* Start *
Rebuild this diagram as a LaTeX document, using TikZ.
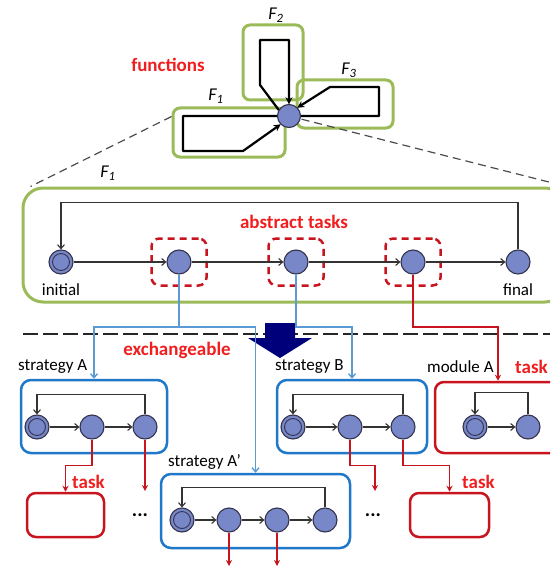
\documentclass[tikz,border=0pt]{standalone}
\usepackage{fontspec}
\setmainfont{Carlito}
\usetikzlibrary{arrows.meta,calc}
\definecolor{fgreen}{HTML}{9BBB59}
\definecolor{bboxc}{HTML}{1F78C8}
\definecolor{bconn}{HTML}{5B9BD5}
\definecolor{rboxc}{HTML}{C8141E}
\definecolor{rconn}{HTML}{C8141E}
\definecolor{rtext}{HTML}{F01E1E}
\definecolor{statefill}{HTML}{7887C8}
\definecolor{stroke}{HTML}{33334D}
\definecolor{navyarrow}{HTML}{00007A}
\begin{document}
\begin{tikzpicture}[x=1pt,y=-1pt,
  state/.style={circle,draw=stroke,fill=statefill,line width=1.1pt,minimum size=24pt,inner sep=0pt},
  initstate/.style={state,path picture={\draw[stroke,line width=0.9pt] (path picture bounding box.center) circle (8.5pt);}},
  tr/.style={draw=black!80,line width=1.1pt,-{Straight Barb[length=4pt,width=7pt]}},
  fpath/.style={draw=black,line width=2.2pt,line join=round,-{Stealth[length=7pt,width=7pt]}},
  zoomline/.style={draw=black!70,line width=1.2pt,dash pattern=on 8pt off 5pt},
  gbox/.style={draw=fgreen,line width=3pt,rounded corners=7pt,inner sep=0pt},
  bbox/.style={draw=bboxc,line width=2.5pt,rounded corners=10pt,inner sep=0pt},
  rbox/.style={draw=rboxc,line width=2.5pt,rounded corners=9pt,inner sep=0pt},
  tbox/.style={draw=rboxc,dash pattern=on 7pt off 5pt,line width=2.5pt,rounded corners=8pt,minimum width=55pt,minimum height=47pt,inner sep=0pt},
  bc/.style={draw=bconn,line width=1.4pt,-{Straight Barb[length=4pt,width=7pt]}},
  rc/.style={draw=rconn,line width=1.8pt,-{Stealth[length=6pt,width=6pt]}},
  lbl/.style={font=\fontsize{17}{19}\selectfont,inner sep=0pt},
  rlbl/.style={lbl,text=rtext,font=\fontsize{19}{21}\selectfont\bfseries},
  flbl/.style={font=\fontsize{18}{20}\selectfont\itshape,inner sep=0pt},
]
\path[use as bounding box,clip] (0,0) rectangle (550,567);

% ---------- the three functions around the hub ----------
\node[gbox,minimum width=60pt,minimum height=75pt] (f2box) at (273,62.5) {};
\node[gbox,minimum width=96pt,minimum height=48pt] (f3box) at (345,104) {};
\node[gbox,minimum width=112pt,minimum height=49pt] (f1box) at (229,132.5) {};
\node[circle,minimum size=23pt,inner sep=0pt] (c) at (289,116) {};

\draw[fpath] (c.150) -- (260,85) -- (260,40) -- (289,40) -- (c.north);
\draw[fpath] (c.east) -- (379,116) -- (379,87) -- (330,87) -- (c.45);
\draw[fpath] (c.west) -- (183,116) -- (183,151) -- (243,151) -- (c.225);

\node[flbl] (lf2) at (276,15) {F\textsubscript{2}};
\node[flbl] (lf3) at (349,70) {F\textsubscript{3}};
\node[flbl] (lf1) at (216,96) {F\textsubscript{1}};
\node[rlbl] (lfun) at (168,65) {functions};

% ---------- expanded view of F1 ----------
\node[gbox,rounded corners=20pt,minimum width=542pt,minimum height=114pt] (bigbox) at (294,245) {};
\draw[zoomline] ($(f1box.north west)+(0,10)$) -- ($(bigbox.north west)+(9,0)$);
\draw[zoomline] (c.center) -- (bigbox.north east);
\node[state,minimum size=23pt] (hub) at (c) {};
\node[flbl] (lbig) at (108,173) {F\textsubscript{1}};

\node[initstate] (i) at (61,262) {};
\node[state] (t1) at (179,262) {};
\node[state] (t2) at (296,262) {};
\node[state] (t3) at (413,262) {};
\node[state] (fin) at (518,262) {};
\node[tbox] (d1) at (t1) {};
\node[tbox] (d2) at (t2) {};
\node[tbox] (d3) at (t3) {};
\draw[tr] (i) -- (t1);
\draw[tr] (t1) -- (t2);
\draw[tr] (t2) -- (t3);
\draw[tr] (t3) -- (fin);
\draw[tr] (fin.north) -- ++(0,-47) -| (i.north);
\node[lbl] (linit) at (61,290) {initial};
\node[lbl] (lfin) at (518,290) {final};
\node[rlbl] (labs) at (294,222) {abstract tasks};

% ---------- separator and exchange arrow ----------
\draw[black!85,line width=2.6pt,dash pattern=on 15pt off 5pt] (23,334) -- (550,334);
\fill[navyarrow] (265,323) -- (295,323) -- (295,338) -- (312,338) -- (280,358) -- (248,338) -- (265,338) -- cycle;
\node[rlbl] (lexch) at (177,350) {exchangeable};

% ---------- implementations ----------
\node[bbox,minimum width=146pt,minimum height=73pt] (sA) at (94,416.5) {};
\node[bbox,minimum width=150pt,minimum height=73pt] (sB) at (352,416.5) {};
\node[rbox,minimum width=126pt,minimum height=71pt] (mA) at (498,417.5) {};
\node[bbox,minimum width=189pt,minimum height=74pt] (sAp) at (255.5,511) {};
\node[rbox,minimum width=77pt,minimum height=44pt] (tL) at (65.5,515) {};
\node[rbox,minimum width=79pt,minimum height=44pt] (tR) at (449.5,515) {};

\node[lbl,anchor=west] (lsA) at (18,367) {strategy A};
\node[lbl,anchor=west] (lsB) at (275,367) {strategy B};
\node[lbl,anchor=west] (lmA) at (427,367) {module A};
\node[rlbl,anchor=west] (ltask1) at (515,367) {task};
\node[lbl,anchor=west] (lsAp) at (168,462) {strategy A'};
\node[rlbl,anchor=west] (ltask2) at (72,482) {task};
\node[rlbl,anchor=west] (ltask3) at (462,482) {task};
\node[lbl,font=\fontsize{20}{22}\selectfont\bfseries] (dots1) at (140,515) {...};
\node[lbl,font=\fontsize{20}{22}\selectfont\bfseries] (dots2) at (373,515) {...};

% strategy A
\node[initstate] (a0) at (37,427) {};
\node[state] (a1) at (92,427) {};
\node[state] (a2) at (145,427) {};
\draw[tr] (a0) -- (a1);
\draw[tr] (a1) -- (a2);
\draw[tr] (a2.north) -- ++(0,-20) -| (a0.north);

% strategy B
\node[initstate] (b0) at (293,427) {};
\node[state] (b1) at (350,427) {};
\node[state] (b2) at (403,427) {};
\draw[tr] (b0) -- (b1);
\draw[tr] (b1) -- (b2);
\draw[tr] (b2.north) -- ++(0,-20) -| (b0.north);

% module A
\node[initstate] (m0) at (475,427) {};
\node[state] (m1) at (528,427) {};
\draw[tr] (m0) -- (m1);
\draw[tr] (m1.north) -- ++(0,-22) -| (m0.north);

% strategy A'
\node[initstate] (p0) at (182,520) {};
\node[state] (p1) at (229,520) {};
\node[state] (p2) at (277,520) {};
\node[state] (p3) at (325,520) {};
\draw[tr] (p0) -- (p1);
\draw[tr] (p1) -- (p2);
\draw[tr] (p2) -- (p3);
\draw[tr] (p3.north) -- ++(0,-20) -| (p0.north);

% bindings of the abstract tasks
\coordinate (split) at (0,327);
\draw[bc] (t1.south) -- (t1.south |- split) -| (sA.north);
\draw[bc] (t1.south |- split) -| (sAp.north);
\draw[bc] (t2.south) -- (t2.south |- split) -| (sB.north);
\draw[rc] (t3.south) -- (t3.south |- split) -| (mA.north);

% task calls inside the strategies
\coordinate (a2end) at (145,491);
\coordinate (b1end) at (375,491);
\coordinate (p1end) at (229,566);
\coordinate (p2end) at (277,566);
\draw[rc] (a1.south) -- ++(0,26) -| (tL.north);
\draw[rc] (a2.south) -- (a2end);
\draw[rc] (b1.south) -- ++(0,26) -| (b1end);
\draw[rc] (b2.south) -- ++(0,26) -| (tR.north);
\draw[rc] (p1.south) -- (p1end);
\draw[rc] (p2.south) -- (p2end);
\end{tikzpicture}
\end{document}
* End *
_EXERCISE GOAL_. Without the pictures, please reproduce each line of the listing above exactly, from the first one through the line bearing "size=23pt,inner sep=0pt] (c)".

_ANSWER BELOW_.
Rebuild this diagram as a LaTeX document, using TikZ.
\documentclass[tikz,border=0pt]{standalone}
\usepackage{fontspec}
\setmainfont{Carlito}
\usetikzlibrary{arrows.meta,calc}
\definecolor{fgreen}{HTML}{9BBB59}
\definecolor{bboxc}{HTML}{1F78C8}
\definecolor{bconn}{HTML}{5B9BD5}
\definecolor{rboxc}{HTML}{C8141E}
\definecolor{rconn}{HTML}{C8141E}
\definecolor{rtext}{HTML}{F01E1E}
\definecolor{statefill}{HTML}{7887C8}
\definecolor{stroke}{HTML}{33334D}
\definecolor{navyarrow}{HTML}{00007A}
\begin{document}
\begin{tikzpicture}[x=1pt,y=-1pt,
  state/.style={circle,draw=stroke,fill=statefill,line width=1.1pt,minimum size=24pt,inner sep=0pt},
  initstate/.style={state,path picture={\draw[stroke,line width=0.9pt] (path picture bounding box.center) circle (8.5pt);}},
  tr/.style={draw=black!80,line width=1.1pt,-{Straight Barb[length=4pt,width=7pt]}},
  fpath/.style={draw=black,line width=2.2pt,line join=round,-{Stealth[length=7pt,width=7pt]}},
  zoomline/.style={draw=black!70,line width=1.2pt,dash pattern=on 8pt off 5pt},
  gbox/.style={draw=fgreen,line width=3pt,rounded corners=7pt,inner sep=0pt},
  bbox/.style={draw=bboxc,line width=2.5pt,rounded corners=10pt,inner sep=0pt},
  rbox/.style={draw=rboxc,line width=2.5pt,rounded corners=9pt,inner sep=0pt},
  tbox/.style={draw=rboxc,dash pattern=on 7pt off 5pt,line width=2.5pt,rounded corners=8pt,minimum width=55pt,minimum height=47pt,inner sep=0pt},
  bc/.style={draw=bconn,line width=1.4pt,-{Straight Barb[length=4pt,width=7pt]}},
  rc/.style={draw=rconn,line width=1.8pt,-{Stealth[length=6pt,width=6pt]}},
  lbl/.style={font=\fontsize{17}{19}\selectfont,inner sep=0pt},
  rlbl/.style={lbl,text=rtext,font=\fontsize{19}{21}\selectfont\bfseries},
  flbl/.style={font=\fontsize{18}{20}\selectfont\itshape,inner sep=0pt},
]
\path[use as bounding box,clip] (0,0) rectangle (550,567);

% ---------- the three functions around the hub ----------
\node[gbox,minimum width=60pt,minimum height=75pt] (f2box) at (273,62.5) {};
\node[gbox,minimum width=96pt,minimum height=48pt] (f3box) at (345,104) {};
\node[gbox,minimum width=112pt,minimum height=49pt] (f1box) at (229,132.5) {};
\node[circle,minimum size=23pt,inner sep=0pt] (c) at (289,116) {};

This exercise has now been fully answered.